Remembering the 1980s: Raising the Standard for Safety and Technical Excellence

Posted May 11, 2022

CHA becomes #1 on Capital District Business Reviewâ??s list of 20 Largest Area Engineering Firms

An unprecedented pop culture explosion and the arrival of personal computers forever changed the home and workplace in the 1980s. Apple IIs, Microsoft Word, brick phones, fax machines, and power suits were the tools of the trade for the era’s fast-paced business environment. Emphatic fashion—big hair, spandex, acid wash jeans, and neon-colored apparel—externalized the positive outlook many felt.

Economic optimism roused a new wave of diversification for Clough Associates, acting as the catalyst for a surge of expansion in the 1980s.
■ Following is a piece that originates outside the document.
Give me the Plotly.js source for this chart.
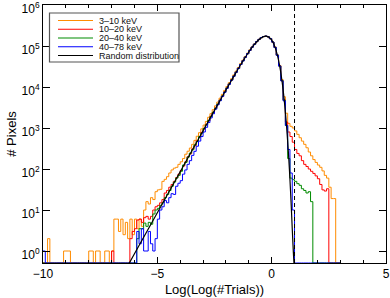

In the intervening years, the company’s industry footprint had grown far beyond its strong transportation beginnings. Now it included civil and environmental, electrical and mechanical, structural, geotechnical, and survey teams. Multi-discipline services were a key differentiator as the company took on larger, more complex projects. From its Albany, New York headquarters, the company was beginning to look much like it does today—notably, through a distinct name change in the year music television killed the radio star. In 1981, Clough Associates became Clough, Harbour & Associates, or CHA for short.
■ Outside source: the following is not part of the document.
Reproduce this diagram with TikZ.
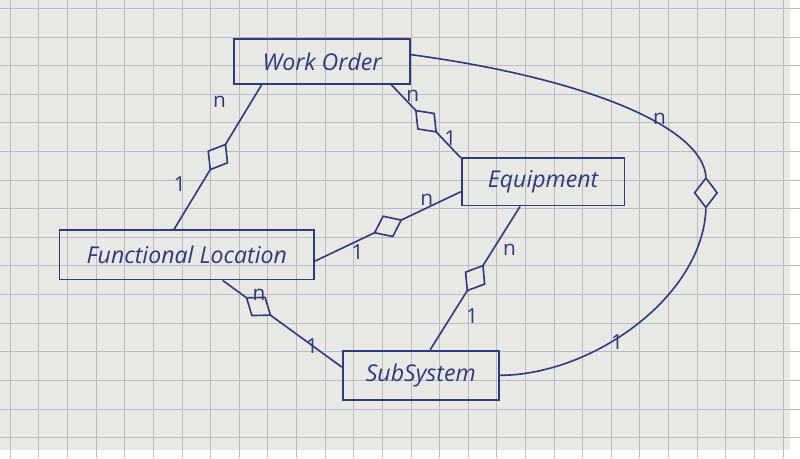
\documentclass[tikz,border=0pt]{standalone}
\usepackage{fontspec}
\setmainfont{Open Sans}
\usetikzlibrary{shapes.geometric,calc}
\definecolor{paper}{HTML}{E8E8E4}
\definecolor{gridc}{HTML}{B9BDC2}
\definecolor{ink}{HTML}{2E3B7C}
\begin{document}
\begin{tikzpicture}[x=0.03cm,y=-0.03cm,
  ent/.style={draw=ink,line width=1.5pt,text=ink,font=\itshape\fontsize{20}{21}\selectfont,inner sep=0pt},
  con/.style={draw=ink,line width=1.4pt},
  dia/.style={diamond,draw=ink,line width=1.4pt,fill=paper,inner sep=0pt,minimum width=26pt,minimum height=20pt,sloped},
  lab/.style={text=ink,font=\fontsize{18}{19}\selectfont}]
\fill[paper] (0,0) rectangle (800,456);
\draw[gridc,line width=0.6pt,xstep=0.87cm,ystep=0.87cm,shift={(10,8)}] (-10,-8) grid (800,456);
\useasboundingbox (0,0) rectangle (800,456);
\node[ent,minimum width=178*0.03cm,minimum height=45*0.03cm] (wo) at (326,62) {Work Order};
\node[ent,minimum width=165*0.03cm,minimum height=48*0.03cm] (eq) at (550,184) {Equipment};
\node[ent,minimum width=258*0.03cm,minimum height=50*0.03cm] (fl) at (189,258) {Functional Location};
\node[ent,minimum width=158*0.03cm,minimum height=50*0.03cm] (ss) at (426,380) {SubSystem};
% WO - FL
\draw[con] ($(wo.south west)!0.16!(wo.south east)$) -- node[dia] (d1) {} ($(fl.north west)!0.45!(fl.north east)$);
\node[lab] (l1) at (222,103) {n}; \node[lab] (l2) at (182,186) {1};
% WO - Eq
\draw[con] ($(wo.south west)!0.89!(wo.south east)$) -- node[dia] (d2) {} ($(eq.north west)!0.01!(eq.south west)$);
\node[lab] (l3) at (418,97) {n}; \node[lab] (l4) at (456,140) {1};
% Eq - FL
\draw[con] ($(eq.north west)!0.7!(eq.south west)$) -- node[dia] (d3) {} ($(fl.north east)!0.62!(fl.south east)$);
\node[lab] (l5) at (432,202) {n}; \node[lab] (l6) at (362,255) {1};
% Eq - SS
\draw[con] ($(eq.south west)!0.36!(eq.south east)$) -- node[dia] (d4) {} ($(ss.north west)!0.56!(ss.north east)$);
\node[lab] (l7) at (516,253) {n}; \node[lab] (l8) at (478,320) {1};
% FL - SS
\draw[con] ($(fl.south west)!0.64!(fl.south east)$) -- node[dia,pos=0.3] (d5) {} ($(ss.north west)!0.34!(ss.south west)$);
\node[lab] (l9) at (262,298) {n}; \node[lab] (l10) at (316,350) {1};
% WO - SS curve
\node[diamond,draw=ink,line width=1.4pt,fill=paper,inner sep=0pt,minimum width=20pt,minimum height=26pt] (d6) at (715,195) {};
\draw[con] ($(wo.north east)!0.35!(wo.south east)$) .. controls (600,80) and (712,130) .. (d6.north);
\draw[con] (d6.south) .. controls (712,300) and (600,380) .. ($(ss.north east)!0.5!(ss.south east)$);
\node[lab] (l11) at (668,120) {n}; \node[lab] (l12) at (625,346) {1};
\end{tikzpicture}
\end{document}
Clough, Harbour & Associates is one of our most well-known names. Rightfully so, as these three words are, in fact, behind the abbreviation CHA. The name’s origins are tied to two of the company’s most prominent leaders following the retirement of founder John Clarkeson. In the mid-1960s, the company’s name was changed to Clarkeson & Clough Associates with the addition of Ronald Clough as partner. Clough, a like-minded pioneer in innovative highway and bridge infrastructure design, became full owner of the company in the early 1970s, changing the name to simply Clough Associates. This name would stick for a decade until, in 1981, William A. Harbour became Managing Partner and CEO. Harbour had begun his career with the company in 1960 while earning his bachelor’s in civil engineering. He applied his firsthand knowledge of virtually all the work performed over the past two decades to invigorate the company’s focus on quality and technical excellence. The company’s name was changed to match its new leadership. Clough, Harbour & Associates remained the company’s main name until years after Bill Harbour’s retirement 20 years later. In 2008, the name was shortened to use only the initials: CHA.
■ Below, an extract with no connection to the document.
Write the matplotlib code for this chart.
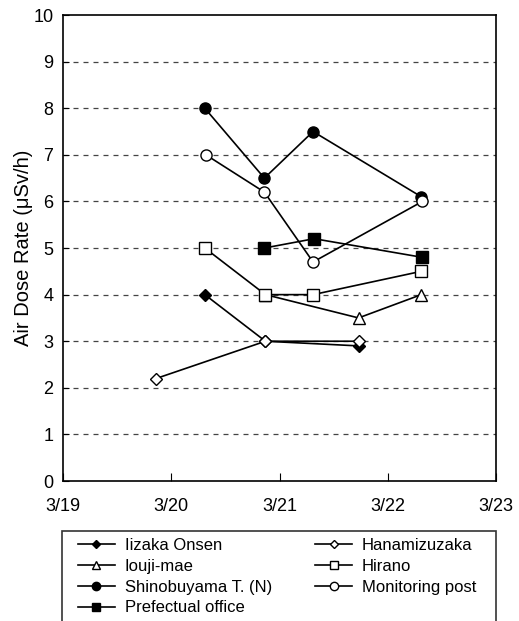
import matplotlib.pyplot as plt
from matplotlib.patches import Rectangle

plt.rcParams['font.family'] = ['Liberation Sans', 'DejaVu Sans']

# x = day in March (3/19 .. 3/23)
iizaka_x = [20.31, 20.87, 21.73]
iizaka_y = [4.0, 3.0, 2.9]
iouji_x = [20.87, 21.73, 22.31]
iouji_y = [4.0, 3.5, 4.0]
shino_x = [20.31, 20.86, 21.31, 22.31]
shino_y = [8.0, 6.5, 7.5, 6.1]
pref_x = [20.86, 21.32, 22.32]
pref_y = [5.0, 5.2, 4.8]
hana_x = [19.86, 20.87, 21.73]
hana_y = [2.2, 3.0, 3.0]
hirano_x = [20.31, 20.87, 21.31, 22.31]
hirano_y = [5.0, 4.0, 4.0, 4.5]
mon_x = [20.32, 20.86, 21.31, 22.32]
mon_y = [7.0, 6.2, 4.7, 6.0]

xticks = [19, 20, 21, 22, 23]
xticklabels = ['3/19', '3/20', '3/21', '3/22', '3/23']

fig = plt.figure(figsize=(5.19, 6.21), dpi=100)
ax = fig.add_axes([0.1214, 0.2254, 0.8343, 0.7504])

for y in range(1, 10):
    ax.axhline(y, color='#444444', lw=0.9, ls=(0, (4, 4)), zorder=1)

kw = dict(color='black', lw=1.2, ms=8, mec='black', zorder=3)
l1, = ax.plot(iizaka_x, iizaka_y, marker='D', mfc='black', label='Iizaka Onsen', **{**kw, 'ms': 6})
l2, = ax.plot(iouji_x, iouji_y, marker='^', mfc='white', label='Iouji-mae', **kw)
l3, = ax.plot(shino_x, shino_y, marker='o', mfc='black', label='Shinobuyama T. (N)', **kw)
l4, = ax.plot(pref_x, pref_y, marker='s', mfc='black', label='Prefectual office', **kw)
l5, = ax.plot(hana_x, hana_y, marker='D', mfc='white', label='Hanamizuzaka', **{**kw, 'ms': 6})
l6, = ax.plot(hirano_x, hirano_y, marker='s', mfc='white', label='Hirano', **kw)
l7, = ax.plot(mon_x, mon_y, marker='o', mfc='white', label='Monitoring post', **kw)

ax.set_xlim(19, 23)
ax.set_ylim(0, 10)
ax.set_xticks(xticks)
ax.set_xticklabels(xticklabels)
ax.set_yticks(range(0, 11))
ax.tick_params(axis='x', direction='in', length=6, labelsize=13, pad=12)
ax.tick_params(axis='y', direction='in', length=4, labelsize=13, pad=7)
for s in ax.spines.values():
    s.set_linewidth(1.2)
ax.set_ylabel('Air Dose Rate (\u03bcSv/h)', fontsize=14.5)
ax.yaxis.set_label_coords(-0.07, 0.5)

# legend box
fig.patches.append(Rectangle((62 / 519, -0.01), (496 - 62) / 519, (621 - 531) / 621 + 0.01,
                             transform=fig.transFigure, fill=False, lw=1.2, ec='#333333'))
fig.legend(handles=[l1, l2, l3, l4, l5, l6, l7], ncol=2, loc='upper left',
           bbox_to_anchor=(78 / 519, 1 - 538 / 621), frameon=False, fontsize=12,
           markerscale=0.75, handlelength=2.2, labelspacing=0.35, borderpad=0,
           borderaxespad=0, columnspacing=2.6, handletextpad=0.6)

fig.savefig('out.png', dpi=100)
Meanwhile, back in the ‘80s, Clough, Harbour & Associates was thriving. Water projects like the Mountain Brook Reservoir in New Hampshire and the Mill “C” Hydroelectric and Mechanicville Hydro Plant in Upstate New York began to expand CHA’s expertise in the water market—and build on relationships with key government clients. By 1985, while Marty McFly traveled back in time and New Coke landed on store shelves, then swiftly left them, CHA had become #1 on the Capital District Business Review’s list of “20 Largest Area Engineering Firms.”

The 1980s marked the beginnings of CHA’s distinctive “Technical Excellence” focus. Archived documents show production coordination and quality control touching all groups in 1984. Detailed project checklists began to accompany meeting notes, and correspondence with clients discussed concerns over safety, staffing levels, and the need for registered professional engineer consultation and sign-off. Unlike the $2.64 it took to purchase a pound of bacon and one dozen eggs, you could not put a price tag on the value of safety. Another archival clipping details a preventable steam pipe accident at a rival company’s project site where eight workers were injured. Noted across the bottom is “Don’t Let It Happen Here,” using the example both as a safety warning and lesson learned—a tradition that CHA’s chief engineers continue each month with the publication of the Technical Excellence Lessons Learned series.